She suffered a punctured uterus and sought damages. Judgment for P
Unconscionable- falls outside person’s reasonable expectation
              Only matters for contracts of adhesion
An adhesion contract is a standardized form offered to consumers of goods and
services on essentially a take it or leave it basis w/out affording the consumer a
realistic opportunity to bargain and under such conditions that the consumer
cannot obtain the desired product or services w/out consenting to the form--No
ability to negotiate


Reasonable reliance
             Timing of assent
             Question of real offer or not
Ambiguity of terms
Unilateral v bilateral
Mirror image rule
Parol evidence rule
Contracts of adhesion
Conspicuous disclaimers
Offeror as master

CHAPTER 4: POLICING THE BARGAIN

Austin Instrument, Inc. v. Loral Corp
Subcontractor threatened to stop delivery of originally contracted goods if they
were not awarded new contract.
In a contract for the sale of goods where the seller threatens to breach in order to
secure a second sale, and the buyer who has reliance on the sale tries to find a
substitute seller and cannot, has the seller used economic duress, and is
therefore liable for damages?
YES
Standard for relief for economic duress is when immediate possession of needful
goods is threatened, or by proof that one party to a contract has threatened to
breach the agreement by withholding goods unless the other party agrees to
some further demand, and can’t obtain the goods from another source of supply
and that the ordinary remedy of an action for breach of contract would not be
adequate
       Duress is a wrongful threat that precludes the exercise of free will

Smithwick v. Whitley pg 557--Had adequate performance b/c could have sued for
specific performance, so threat did not deprive defendant of free will (either pay,
or sue) (so adequate remedy)
Wolf V. Marlton corp. pg 558- courts now willing to find duress when the
withholding of goods is not tortuous
pre-existing duty rule- A promise to do what one is already contractually bound to
do is not consideration, so can’t hold out for higher terms of contract already
formed b/c no consideration for second agreement.

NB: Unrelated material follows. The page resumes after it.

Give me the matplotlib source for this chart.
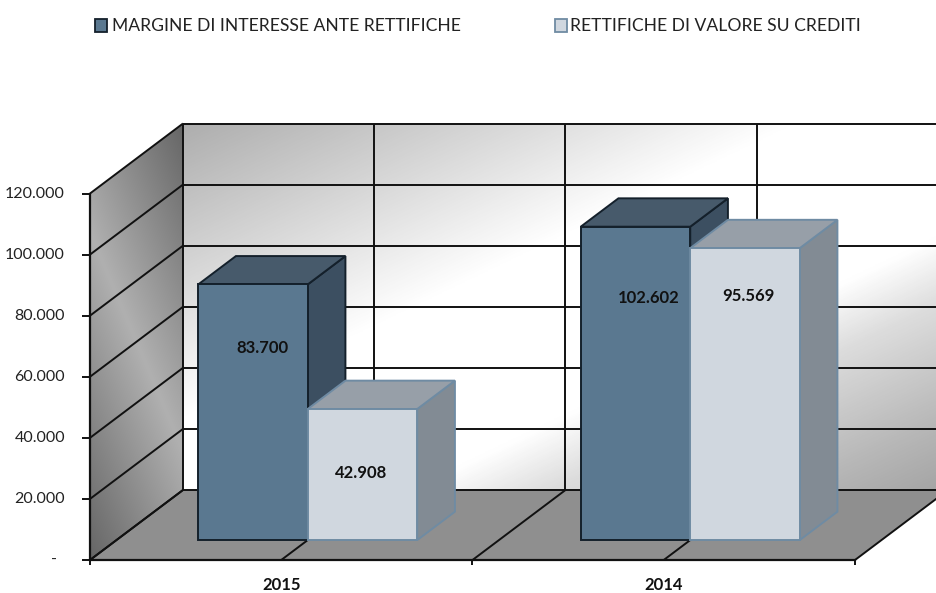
import matplotlib
matplotlib.use('Agg')
import matplotlib.pyplot as plt
import numpy as np
from matplotlib.colors import LinearSegmentedColormap
from matplotlib.patches import Polygon, Rectangle

# dati
years = ['2015', '2014']
margine = [83700, 102602]
rettifiche = [42908, 95569]
value_labels_margine = ['83.700', '102.602']
value_labels_rettifiche = ['42.908', '95.569']
y_ticks = [0, 20000, 40000, 60000, 80000, 100000, 120000]
y_tick_labels = ['-', '20.000', '40.000', '60.000', '80.000', '100.000', '120.000']
legend_labels = ['MARGINE DI INTERESSE ANTE RETTIFICHE', 'RETTIFICHE DI VALORE SU CREDITI']

W, H = 937, 593
X0_PX, Y0_PX = 90, 560       # origine del piano frontale
CAT_PX = 382.5               # larghezza di una categoria
VAL_PX = 366.5 / 120000      # pixel per unita'
DEPTH_X = 93 / CAT_PX        # profondita' del grafico in unita' dati
DEPTH_Y = 70 / VAL_PX
BAR_W = 109.5 / CAT_PX
BAR_FRONT = 0.285            # frazione di profondita' della faccia frontale
BAR_DEPTH = 0.405
YMAX = 120000

plt.rcParams['font.family'] = ['Lato', 'DejaVu Sans']

fig = plt.figure(figsize=(W / 100, H / 100), dpi=100)
ax = fig.add_axes([0, 0, 1, 1])
ax.set_axis_off()


def proj(x, y, d=0.0):
    # proiezione obliqua: d e' la frazione di profondita'
    return x + d * DEPTH_X, y + d * DEPTH_Y


def gradient(poly, extent, stops, fn, zorder=1):
    cmap = LinearSegmentedColormap.from_list('g', stops)
    u, v = np.meshgrid(np.linspace(0, 1, 300), np.linspace(0, 1, 300))
    im = ax.imshow(fn(u, v), extent=extent, origin='upper', cmap=cmap, vmin=0, vmax=1,
                   aspect='auto', zorder=zorder, interpolation='bilinear')
    patch = Polygon(poly, closed=True, transform=ax.transData, fc='none', ec='none')
    ax.add_patch(patch)
    im.set_clip_path(patch)


n = len(years)

# parete di fondo
back = [proj(0, 0, 1), proj(n, 0, 1), proj(n, YMAX, 1), proj(0, YMAX, 1)]
gradient(back, (DEPTH_X, n + DEPTH_X, DEPTH_Y, YMAX + DEPTH_Y),
         [(0, '#aeaeae'), (0.25, '#e0e0e0'), (0.4, '#ffffff'), (0.65, '#ffffff'),
          (0.74, '#dddddd'), (0.9, '#b8b8b8'), (1, '#a4a4a4')],
         lambda u, v: (u + v) / 2)

# parete sinistra
left = [proj(0, 0), proj(0, 0, 1), proj(0, YMAX, 1), proj(0, YMAX)]
gradient(left, (0, DEPTH_X, 0, YMAX + DEPTH_Y),
         [(0, '#666666'), (0.5, '#b0b0b0'), (1, '#666666')],
         lambda u, v: (0.5 * u + 1 - v) / 1.5)

# pavimento
ax.add_patch(Polygon([proj(0, 0), proj(n, 0), proj(n, 0, 1), proj(0, 0, 1)],
                     closed=True, fc='#8f8f8f', ec='none', zorder=2))

GRID = dict(color='#111111', lw=1.4, zorder=3, solid_capstyle='butt')
for v in y_ticks:
    xa, ya = proj(0, v)
    xb, yb = proj(0, v, 1)
    xc, yc = proj(n, v, 1)
    ax.plot([xa, xb], [ya, yb], **GRID)
    ax.plot([xb, xc], [yb, yc], **GRID)
    # tacche asse y
    ax.plot([xa - 8 / CAT_PX, xa], [ya, ya], **GRID)

for k in np.arange(0, n + 0.5, 0.5):
    xa, ya = proj(k, 0)
    xb, yb = proj(k, 0, 1)
    xc, yc = proj(k, YMAX, 1)
    ax.plot([xa, xb], [ya, yb], **GRID)
    ax.plot([xb, xc], [yb, yc], **GRID)

for k in range(n + 1):
    ax.plot([k, k], [0, -5 / VAL_PX], **GRID)

ax.plot([0, 0], [0, YMAX], color='#111111', lw=1.6, zorder=3)
ax.plot([0, n], [0, 0], color='#111111', lw=1.6, zorder=3)


def draw_bar(x_l, value, front, top, side, edge, z):
    x_r = x_l + BAR_W
    d0, d1 = BAR_FRONT, BAR_FRONT + BAR_DEPTH
    st = dict(closed=True, ec=edge, lw=1.4, joinstyle='miter', zorder=z)
    ax.add_patch(Polygon([proj(x_r, 0, d0), proj(x_r, 0, d1), proj(x_r, value, d1), proj(x_r, value, d0)],
                         fc=side, **st))
    ax.add_patch(Polygon([proj(x_l, value, d0), proj(x_r, value, d0), proj(x_r, value, d1), proj(x_l, value, d1)],
                         fc=top, **st))
    ax.add_patch(Polygon([proj(x_l, 0, d0), proj(x_r, 0, d0), proj(x_r, value, d0), proj(x_l, value, d0)],
                         fc=front, **st))


DARK = ('#5a7890', '#475a6b', '#3c4f61', '#14202b')
LIGHT = ('#d0d7df', '#979fa8', '#828b94', '#6f8ba3')
# posizione delle etichette dentro le barre (come nell'originale, non centrate)
label_frac_m = [0.75, 0.772]
label_frac_r = [0.508, 0.836]
label_dx_m = [9 / CAT_PX, 13 / CAT_PX]
label_dx_r = [-1 / CAT_PX, 3 / CAT_PX]

for i in range(n):
    c = i + 0.5
    draw_bar(c - BAR_W, margine[i], *DARK, z=5)
    draw_bar(c, rettifiche[i], *LIGHT, z=6)
    for x_c, val, txt, fr in [(c - BAR_W / 2 + label_dx_m[i], margine[i], value_labels_margine[i], label_frac_m[i]),
                              (c + BAR_W / 2 + label_dx_r[i], rettifiche[i], value_labels_rettifiche[i], label_frac_r[i])]:
        tx, ty = proj(x_c, val * fr, BAR_FRONT)
        ax.text(tx, ty, txt, ha='center', va='center', fontsize=12, color='#111111',
                fontweight='bold', zorder=8)
    ax.text(c, -25 / VAL_PX, years[i], ha='center', va='center', fontsize=12,
            color='#111111', fontweight='bold', zorder=8)

for v, lab in zip(y_ticks, y_tick_labels):
    x_lab = -25 / CAT_PX if lab != '-' else -33 / CAT_PX
    ax.text(x_lab, v, lab, ha='right', va='center', fontsize=11.5, color='#222222', zorder=8)

# legenda
for x_px, x_txt, lab, style in [(95, 112, legend_labels[0], DARK), (555, 570, legend_labels[1], LIGHT)]:
    fig.add_artist(Rectangle((x_px / W, 1 - 32 / H), 12 / W, 13 / H, transform=fig.transFigure,
                             fc=style[0], ec=style[3], lw=1.3))
    fig.text(x_txt / W, 1 - 26 / H, lab, ha='left', va='center', fontsize=12.6, color='#222222')

ax.set_xlim(-X0_PX / CAT_PX, (W - X0_PX) / CAT_PX)
ax.set_ylim(-(H - Y0_PX) / VAL_PX, Y0_PX / VAL_PX)

fig.savefig('out.png', dpi=100)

Marton Remodeling v. Jensen
Dispute over amount due for remodeling. Jensen sent check in amount smaller
than P requested, stating that the check would be fully payment. P refused it, but
then cashed the check, writing “not full payment” below the condition. Found for
D.
Policy favoring settlements usually wins over preexisting duty rule
       Once settlement is made and accepted, no more claim
Court refuses to differentiate b/t a compromise (each gets something) and a
settlement (only one party gives up something)
Even though offeror did not assent and did not intend to assent, (typo on price), if
reasonable person would have believed it was a bona fide offer and the offeree
accepts, it’s enforceable

Sherwood v. Walker
P contracted to buy cow from D that they both thought was barren for a price of
$80. Before the time of delivery, the cow in question got pregnant, making her
now worth $850. D refused to deliver cow. Found for D.
Mistake going to entire substance, root of the matter, and mistake must be
mutual for contract to be voided—the essence of the contract.

Hinson v. Jefferson
Land sold that was zoned for residential use only. It was found that the land
could have a sewer system installed, essentially making it useless for residential
use. Found for P.
Was the mistake unilateral or bilateral, was it palpable or impalpable, was one
party unjustly impoverished or enriched, was the risk assumed by one of the
parties, was the mistake fundamental or collateral, was the mistake related to
present facts or future expectations?
S owns a tract of land, b is interested in land and knows that a developer is going
to build mall across road from tract of land. B offers to buy land for 50K, its
current worth. Should seller be able to rescind? NO, see pg 638.
        Knowledge is valuable to society

Cushman v. Kirby
Cushmans bought house from the Kirbys. While touring the house, the
Cushmans asked about a water treatment system in the basement. Mrs. Kirby
stated it was to fix hard water and that the water was good. Mr. Kirby remained
silent. In fact, the water was sulfurous and nearly undrinkable. They had to hook
up to city water at a cost of $5,000. Cushmans sued for misrepresentation.
Found for P.
Saying half of the story and knowing that will mislead the other is not allowed
If we say there’s mutual mistake, just get recission, not damages b/c it says
something was wrong w/ the assent process

Wollums V. Horsley
Businessman buys mineral rights from small local farmer for forty cents per acre.
It actually was worth almost fifteen dollars per acre. Large disparity between
knowledge and business experience of the parties. Farmer refused to deliver
deed and P, Horsley, sued for specific performance. No specific performance.
No absolute right to equitable relief
They won’t do it when:
       Courts have to get super involved
       Cause people to be together who don’t want to be
       Contract is hard and unconscionable

Williams v Walker-Thomas Furniture Co.
Business had printed form contract that every time an additional item was
purchased, it added to the balance of everything that has a balance left, so it’s
almost impossible to own anything and a default on payment on one item would
allow the company to repossess all items. P defaulted on one item and D sought
to replevy all items. Found for P.
Contract is unconscionable if:
       1. absence of meaningful choice by one of the parties, AND
               a. disparity in bargaining power
               b. formation process
       2. terms that unreasonably favor the other party
               a. commercial setting, etc.
Must have both

Gianni Sport Ltd. V. Gantos, Inc.
Contract b/t small manufacturer and large retailer included provision that the
retailer could cancel an order any time before the order is shipped. D ordered
large holiday line, and then cancelled it two months later. P subsequently agreed
to sell the clothes at a 50% discount to the retailer in an attempt to mitigate.
Found for P.




Reasons not to enforce contract:
Mutual mistake
Duress
fraud
unconscionability
accord and satisfaction

CHAPTER 5: THE MATURING AND BREACH OF CONTRACT DUTIES
Contracts where parties have expressly agreed that one or both of them are only
obligated to perform if one for more event has occurred.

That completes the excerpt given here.